» TASK DETAILS
Each line that includes "chart" counts once; give the total and nothing besides.

» MATERIAL PROVIDED
>> start

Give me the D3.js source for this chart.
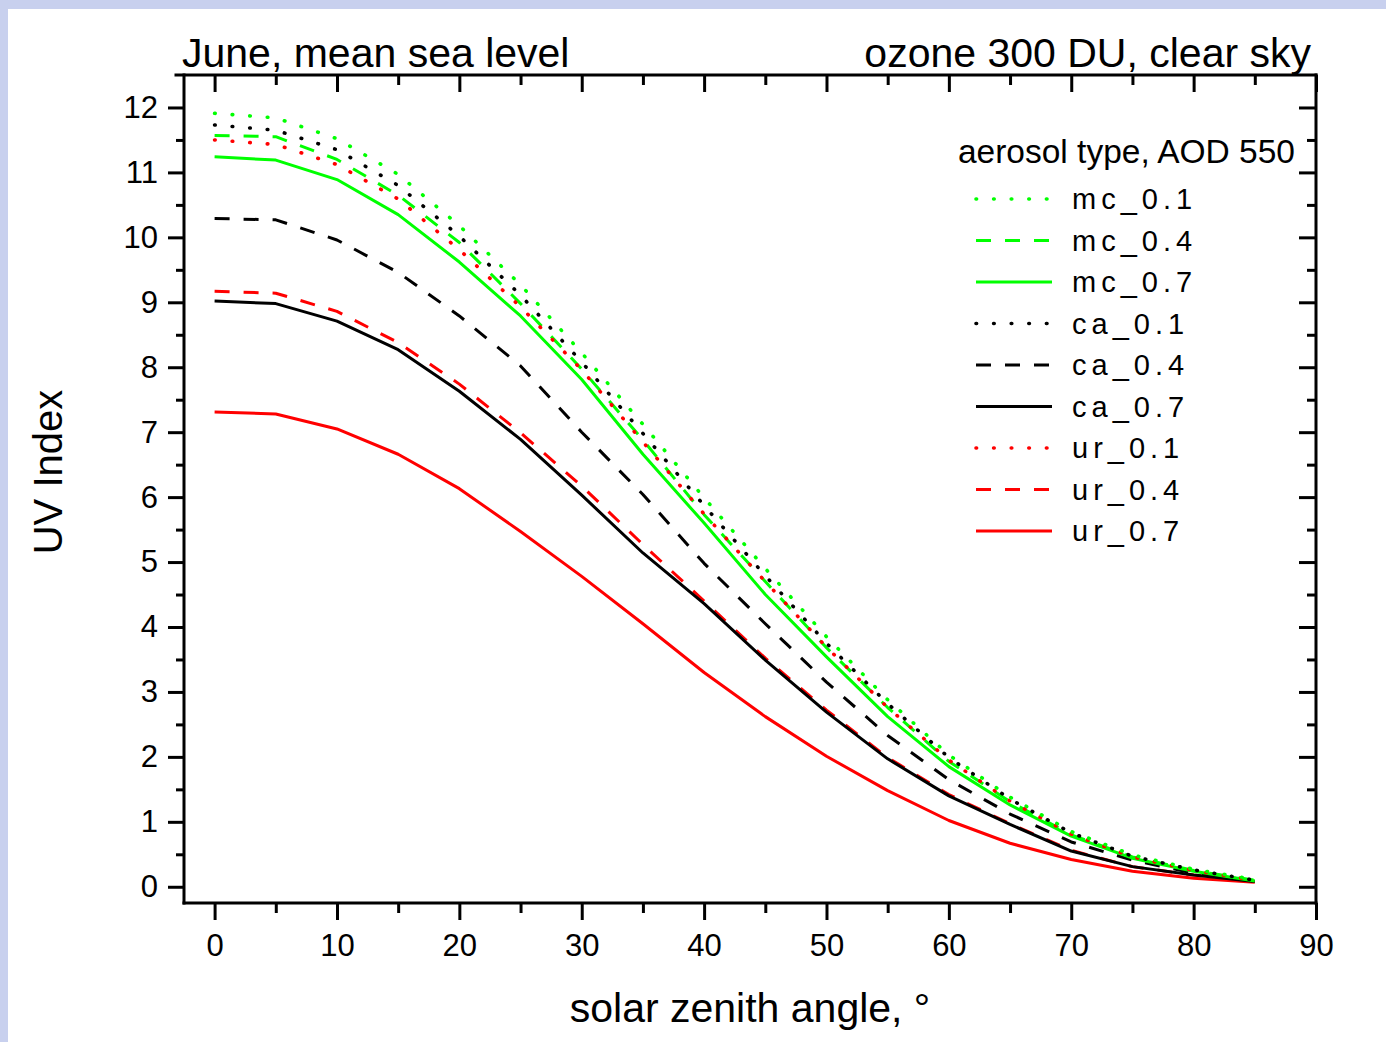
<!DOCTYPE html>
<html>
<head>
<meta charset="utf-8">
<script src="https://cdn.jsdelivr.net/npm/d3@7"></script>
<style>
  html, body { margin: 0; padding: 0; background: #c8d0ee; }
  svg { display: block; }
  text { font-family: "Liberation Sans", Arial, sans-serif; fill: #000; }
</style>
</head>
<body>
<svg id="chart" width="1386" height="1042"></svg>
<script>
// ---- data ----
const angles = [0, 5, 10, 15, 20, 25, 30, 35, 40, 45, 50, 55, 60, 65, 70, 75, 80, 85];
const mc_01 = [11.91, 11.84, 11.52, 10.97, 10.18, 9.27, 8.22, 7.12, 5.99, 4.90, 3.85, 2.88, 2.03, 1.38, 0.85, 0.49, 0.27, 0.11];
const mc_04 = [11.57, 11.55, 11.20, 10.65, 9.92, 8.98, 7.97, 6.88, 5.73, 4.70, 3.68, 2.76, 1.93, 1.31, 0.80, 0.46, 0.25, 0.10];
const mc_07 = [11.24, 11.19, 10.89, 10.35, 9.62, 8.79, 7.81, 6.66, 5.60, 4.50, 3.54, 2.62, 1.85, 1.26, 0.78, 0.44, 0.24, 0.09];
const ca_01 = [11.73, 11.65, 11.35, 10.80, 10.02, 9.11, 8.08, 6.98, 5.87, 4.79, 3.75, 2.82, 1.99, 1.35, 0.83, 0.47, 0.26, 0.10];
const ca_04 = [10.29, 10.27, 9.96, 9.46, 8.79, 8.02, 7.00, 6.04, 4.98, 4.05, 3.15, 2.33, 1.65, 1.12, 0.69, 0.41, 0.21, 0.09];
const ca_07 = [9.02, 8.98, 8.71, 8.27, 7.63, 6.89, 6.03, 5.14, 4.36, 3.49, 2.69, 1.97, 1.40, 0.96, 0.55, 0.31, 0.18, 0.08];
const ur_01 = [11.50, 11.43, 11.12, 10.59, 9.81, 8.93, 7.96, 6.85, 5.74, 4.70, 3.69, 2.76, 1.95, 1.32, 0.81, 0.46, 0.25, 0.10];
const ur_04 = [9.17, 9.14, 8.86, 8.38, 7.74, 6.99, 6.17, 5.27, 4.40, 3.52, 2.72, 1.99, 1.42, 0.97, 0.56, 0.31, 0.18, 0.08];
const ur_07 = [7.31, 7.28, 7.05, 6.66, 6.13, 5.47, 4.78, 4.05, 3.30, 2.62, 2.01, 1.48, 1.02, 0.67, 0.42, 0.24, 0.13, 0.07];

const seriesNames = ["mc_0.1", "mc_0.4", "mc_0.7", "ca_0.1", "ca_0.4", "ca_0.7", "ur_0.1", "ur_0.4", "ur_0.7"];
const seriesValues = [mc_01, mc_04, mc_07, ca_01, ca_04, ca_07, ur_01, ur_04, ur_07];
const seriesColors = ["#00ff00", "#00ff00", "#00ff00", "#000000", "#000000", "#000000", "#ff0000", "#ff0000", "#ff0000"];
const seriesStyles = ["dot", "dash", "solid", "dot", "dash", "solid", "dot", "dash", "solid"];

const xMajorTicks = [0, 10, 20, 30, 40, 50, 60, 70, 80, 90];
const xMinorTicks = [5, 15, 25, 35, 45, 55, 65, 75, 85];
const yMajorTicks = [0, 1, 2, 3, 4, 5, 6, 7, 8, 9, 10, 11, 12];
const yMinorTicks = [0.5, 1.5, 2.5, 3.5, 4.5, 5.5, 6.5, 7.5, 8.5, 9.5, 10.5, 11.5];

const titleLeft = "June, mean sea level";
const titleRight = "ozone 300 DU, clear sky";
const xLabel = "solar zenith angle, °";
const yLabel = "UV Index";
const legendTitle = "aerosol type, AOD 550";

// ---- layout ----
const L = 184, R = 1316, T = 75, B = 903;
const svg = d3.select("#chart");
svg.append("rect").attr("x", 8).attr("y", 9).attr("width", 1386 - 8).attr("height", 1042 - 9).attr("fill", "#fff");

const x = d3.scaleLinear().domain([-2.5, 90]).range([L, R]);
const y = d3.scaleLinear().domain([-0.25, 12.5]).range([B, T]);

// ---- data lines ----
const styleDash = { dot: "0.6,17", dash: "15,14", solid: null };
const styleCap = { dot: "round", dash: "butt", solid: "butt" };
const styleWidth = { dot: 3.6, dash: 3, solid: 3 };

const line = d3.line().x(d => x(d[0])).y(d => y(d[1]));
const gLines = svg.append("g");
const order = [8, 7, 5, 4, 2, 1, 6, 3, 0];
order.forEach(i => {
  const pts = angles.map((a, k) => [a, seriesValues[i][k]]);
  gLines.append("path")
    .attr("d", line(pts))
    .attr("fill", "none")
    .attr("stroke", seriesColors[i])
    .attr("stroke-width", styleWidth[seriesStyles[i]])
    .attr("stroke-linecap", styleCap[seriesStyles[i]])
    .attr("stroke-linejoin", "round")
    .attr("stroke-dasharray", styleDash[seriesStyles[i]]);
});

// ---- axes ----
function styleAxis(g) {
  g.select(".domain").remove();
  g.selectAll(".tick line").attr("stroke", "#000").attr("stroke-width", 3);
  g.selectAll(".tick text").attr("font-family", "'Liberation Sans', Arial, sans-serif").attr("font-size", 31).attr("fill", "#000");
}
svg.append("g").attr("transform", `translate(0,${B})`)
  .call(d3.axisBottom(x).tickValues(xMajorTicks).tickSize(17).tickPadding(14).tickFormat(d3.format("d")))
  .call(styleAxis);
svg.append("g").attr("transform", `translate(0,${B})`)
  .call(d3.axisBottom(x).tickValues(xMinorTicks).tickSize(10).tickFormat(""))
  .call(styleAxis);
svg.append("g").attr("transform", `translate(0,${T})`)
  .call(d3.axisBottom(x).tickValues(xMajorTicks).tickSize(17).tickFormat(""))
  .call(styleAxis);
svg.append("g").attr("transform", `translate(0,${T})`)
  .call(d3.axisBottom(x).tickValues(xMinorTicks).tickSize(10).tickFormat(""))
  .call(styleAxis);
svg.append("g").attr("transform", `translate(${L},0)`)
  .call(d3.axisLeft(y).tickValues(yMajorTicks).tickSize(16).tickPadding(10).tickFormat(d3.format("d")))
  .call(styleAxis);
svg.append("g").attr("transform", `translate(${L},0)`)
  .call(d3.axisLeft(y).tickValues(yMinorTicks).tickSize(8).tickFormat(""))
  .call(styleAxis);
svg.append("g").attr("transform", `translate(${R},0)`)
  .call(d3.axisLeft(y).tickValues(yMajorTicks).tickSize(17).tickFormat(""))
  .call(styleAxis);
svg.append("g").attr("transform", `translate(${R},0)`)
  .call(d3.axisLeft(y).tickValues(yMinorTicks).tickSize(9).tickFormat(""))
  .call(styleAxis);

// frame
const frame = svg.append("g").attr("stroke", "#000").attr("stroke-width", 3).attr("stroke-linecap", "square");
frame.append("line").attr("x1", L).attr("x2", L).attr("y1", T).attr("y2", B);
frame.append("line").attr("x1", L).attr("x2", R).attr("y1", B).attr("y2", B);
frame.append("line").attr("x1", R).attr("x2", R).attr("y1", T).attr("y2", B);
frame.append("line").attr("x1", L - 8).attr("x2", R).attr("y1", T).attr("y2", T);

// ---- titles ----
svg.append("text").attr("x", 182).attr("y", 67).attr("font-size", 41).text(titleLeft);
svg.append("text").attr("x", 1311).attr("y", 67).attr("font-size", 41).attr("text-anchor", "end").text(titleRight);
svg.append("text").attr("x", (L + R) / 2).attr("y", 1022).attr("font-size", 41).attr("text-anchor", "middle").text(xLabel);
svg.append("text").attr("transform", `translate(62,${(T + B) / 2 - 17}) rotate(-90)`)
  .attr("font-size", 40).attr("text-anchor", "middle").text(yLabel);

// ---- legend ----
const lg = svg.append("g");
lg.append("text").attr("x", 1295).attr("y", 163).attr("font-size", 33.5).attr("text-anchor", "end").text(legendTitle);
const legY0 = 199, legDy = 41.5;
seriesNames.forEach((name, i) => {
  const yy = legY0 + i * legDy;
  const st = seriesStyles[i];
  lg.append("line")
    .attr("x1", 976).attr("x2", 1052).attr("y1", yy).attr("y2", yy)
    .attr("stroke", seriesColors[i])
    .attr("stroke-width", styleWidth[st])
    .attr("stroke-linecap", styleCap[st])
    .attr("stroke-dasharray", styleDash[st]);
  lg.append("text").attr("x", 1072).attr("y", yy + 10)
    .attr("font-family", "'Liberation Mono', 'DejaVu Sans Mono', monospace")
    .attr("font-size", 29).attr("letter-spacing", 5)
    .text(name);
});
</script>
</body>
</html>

>> end

» SOLUTION
3